For many in Labour, ‘Centrism’ and the Bliar years seem like comfort food, a nostalgia for a greatness that never existed for those who can’t move on from the late 20th century.
In 2017 Labour stood on a manifesto making serious, revolutionary reforms to the British economy and political structures. It was a manifesto of hope that would channel the constitutional change of Brexit into the driving force needed to change Britain for the better in the 21st Century, as the revolutionary government of Clement Attlee & Nye Bevan did in the 20th.
The voters trusted that manifesto because it made a vital promise – to respect democracy. Labour, against all the odds, came within a few hundred votes in a handful of seats of forming the next government, gaining dozens of seats and depriving Theresa May’s tories of a governing majority.
Fast forward to 2019. Same leader. Same manifesto. One difference. A 2nd referendum. Labour lost more than 60 seats, all in Leave areas. They lost Bolsover. They lost Skinner.
All because Emily Thornberry and Keir Starmer, along with a majority of Labour members, wanted to stop Brexit.
“In 2015, I was devasted over Labour’s general election defeat, but that quickly turned to hope when I realised my analysis of the causes behind this loss were shared by the majority of party members.

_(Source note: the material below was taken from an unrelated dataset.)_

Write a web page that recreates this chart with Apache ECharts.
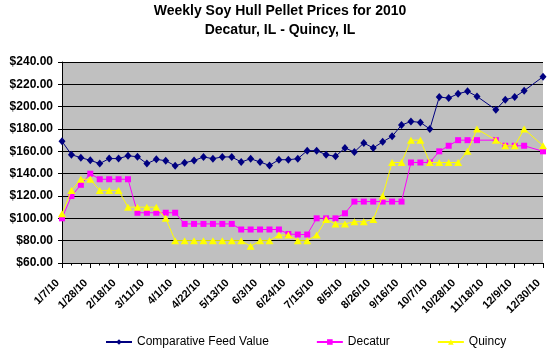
<!DOCTYPE html>
<html>
<head>
<meta charset="utf-8">
<script src="https://cdn.jsdelivr.net/npm/echarts@6/dist/echarts.min.js"></script>
<style>
  html, body { margin: 0; padding: 0; background: #ffffff; }
  #chart { width: 556px; height: 350px; }
</style>
</head>
<body>
<div id="chart"></div>
<script>
const categories = [
  '1/7/10','1/14/10','1/21/10','1/28/10','2/4/10','2/11/10','2/18/10','2/25/10','3/4/10','3/11/10',
  '3/18/10','3/25/10','4/1/10','4/8/10','4/15/10','4/22/10','4/29/10','5/6/10','5/13/10','5/20/10',
  '5/27/10','6/3/10','6/10/10','6/17/10','6/24/10','7/1/10','7/8/10','7/15/10','7/22/10','7/29/10',
  '8/5/10','8/12/10','8/19/10','8/26/10','9/2/10','9/9/10','9/16/10','9/23/10','9/30/10','10/7/10',
  '10/14/10','10/21/10','10/28/10','11/4/10','11/11/10','11/18/10','11/25/10','12/2/10','12/9/10','12/16/10',
  '12/23/10','12/30/10'
];

const comparativeFeedValue = [
  169, 157, 154.3, 152, 149, 153.5, 153.5, 156, 155.2, 149,
  152.8, 151.6, 147, 149.8, 151.7, 155, 153.4, 155, 155, 150.4,
  153.4, 150.4, 147.4, 152.5, 152.5, 153.4, 160.6, 160.6, 157, 155.5,
  163, 159.4, 167.5, 163, 168.5, 173.4, 183.5, 186.8, 185.9, 180,
  208.6, 207.7, 211.6, 213.7, 209.2, null, 197.3, 206.2, 208.6, 214.3,
  null, 226.8
];

const decatur = [
  100, 120, 130, 140, 135, 135, 135, 135, 105, 105,
  105, 105, 105, 95, 95, 95, 95, 95, 95, 90,
  90, 90, 90, 90, 86, 85.5, 85.5, 100, 100, 100,
  104.5, 115, 115, 115, 115, 115, 115, 150, 150, 150,
  160, 165, 170, 170, 170, null, 170, 165, 165, 165,
  null, 160
];

const quincy = [
  104, 125, 135, 135, 125, 125, 125, 110, 110, 110,
  110, 100, 80, 80, 80, 80, 80, 80, 80, 80,
  75, 80, 80, 85, 85, 80, 80, 85, 99, 95,
  95, 97, 97, 99, 120, 150, 150, 170, 170, 150,
  150, 150, 150, 160, 180, null, 170, 165, 165, 180,
  null, 165
];

const seriesNames = ['Comparative Feed Value', 'Decatur', 'Quincy'];
const titleLines = ['Weekly Soy Hull Pellet Prices for 2010', 'Decatur, IL - Quincy, IL'];

const FONT = '"Liberation Sans", Arial, sans-serif';

const chart = echarts.init(document.getElementById('chart'), null, { renderer: 'canvas' });

chart.setOption({
  animation: false,
  backgroundColor: '#ffffff',
  title: {
    text: titleLines.join('\n'),
    left: 280,
    top: 2,
    padding: 0,
    textAlign: 'center',
    textStyle: {
      fontFamily: FONT,
      fontSize: 14,
      fontWeight: 'bold',
      color: '#000000',
      lineHeight: 19
    }
  },
  legend: {
    data: seriesNames,
    left: 100,
    top: 331,
    itemWidth: 26,
    itemHeight: 7,
    itemGap: 47,
    textStyle: { fontFamily: FONT, fontSize: 12, color: '#000000' }
  },
  grid: {
    left: 62,
    right: 13,
    top: 62,
    bottom: 87,
    show: true,
    backgroundColor: '#C0C0C0',
    borderWidth: 0,
    containLabel: false,
    outerBoundsMode: 'none'
  },
  xAxis: [
    {
      type: 'category',
      data: categories,
      boundaryGap: false,
      axisLine: { show: true, lineStyle: { color: '#000000', width: 1 } },
      axisTick: { show: true, interval: 2, length: 5, lineStyle: { color: '#000000' } },
      axisLabel: { show: false },
      splitLine: { show: false }
    },
    {
      type: 'category',
      data: categories,
      boundaryGap: false,
      position: 'bottom',
      offset: 0,
      axisLine: { show: false },
      axisTick: { show: true, interval: 0, length: 2.5, lineStyle: { color: '#000000' } },
      axisLabel: { show: false },
      splitLine: { show: false }
    },
    {
      type: 'category',
      data: categories,
      boundaryGap: false,
      position: 'bottom',
      offset: 12,
      axisLine: { show: false },
      axisTick: { show: false },
      axisLabel: {
        interval: 2,
        rotate: 45,
        margin: 2,
        padding: [0, 6, 0, 0],
        fontFamily: FONT,
        fontSize: 11,
        fontWeight: 'bold',
        color: '#000000'
      },
      splitLine: { show: false }
    }
  ],
  yAxis: {
    type: 'value',
    min: 60,
    max: 240,
    interval: 20,
    axisLine: { show: true, lineStyle: { color: '#000000', width: 1 } },
    axisTick: { show: true, length: 4, lineStyle: { color: '#000000' } },
    axisLabel: {
      margin: 9,
      fontFamily: FONT,
      fontSize: 12,
      fontWeight: 'bold',
      color: '#000000',
      formatter: v => '$' + v.toFixed(2)
    },
    splitLine: { show: true, lineStyle: { color: '#000000', width: 1 } }
  },
  series: [
    {
      name: seriesNames[0],
      type: 'line',
      data: comparativeFeedValue,
      connectNulls: true,
      showSymbol: true,
      showAllSymbol: true,
      symbol: 'diamond',
      symbolSize: [7, 8],
      itemStyle: { color: '#000080' },
      lineStyle: { color: '#000080', width: 1 },
      z: 3
    },
    {
      name: seriesNames[1],
      type: 'line',
      data: decatur,
      connectNulls: true,
      showSymbol: true,
      showAllSymbol: true,
      symbol: 'rect',
      symbolSize: 6,
      itemStyle: { color: '#FF00FF' },
      lineStyle: { color: '#FF00FF', width: 1 },
      z: 4
    },
    {
      name: seriesNames[2],
      type: 'line',
      data: quincy,
      connectNulls: true,
      showSymbol: true,
      showAllSymbol: true,
      symbol: 'triangle',
      symbolSize: [8, 7],
      itemStyle: { color: '#FFFF00' },
      lineStyle: { color: '#FFFF00', width: 1 },
      z: 5
    }
  ]
});
</script>
</body>
</html>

While the Parliamentary Labour Party was desperately framing it as a defeat of the left (it’s almost laughable looking back now to think they considered Ed Miliband to be too left wing), the members had correctly pinned the blame on a wishy-washy, uninspiring and incongruent manifesto.
Miliband, who inspired a lot of affection among the members, was less red and more a jarring shade of fuschia.
It was at this time when myself and another Labour member, Beck Barnes, who I “met” on a Facebook page devoted to Labour members grappling with our second defeat in five years, started a petition calling for an anti-austerity candidate to stand for Labour leader.
Jeremy Corbyn heeded our call, much to the anguish of the implacably hostile PLP which spent the next year expending all its energy and focus on breaking him as a man and leader.
Our polling plummeted after the coup attempt in June 2016, and stayed in the low 20s until Theresa May decided to capitalise on our weak polling by calling a snap general election.
Everyone, bar a prescient few, predicted a huge majority for the Tories and the demise of Corbyn. But then something amazing happened.
Our policies got a hearing, Corbyn got a hearing and the polling, both of the party and Corbyn’s personal ratings, narrowed rapidly.
May wanted it to be a Brexit election, but her claims that Labour was blocking Brexit fell flat because it simply wasn’t true.
We had voted to trigger Article 50 and we were pledging to implement Brexit ourselves, just a slightly softer version which would protect jobs, while still giving us the freedom to control immigration, a strong driver for the Brexit vote.”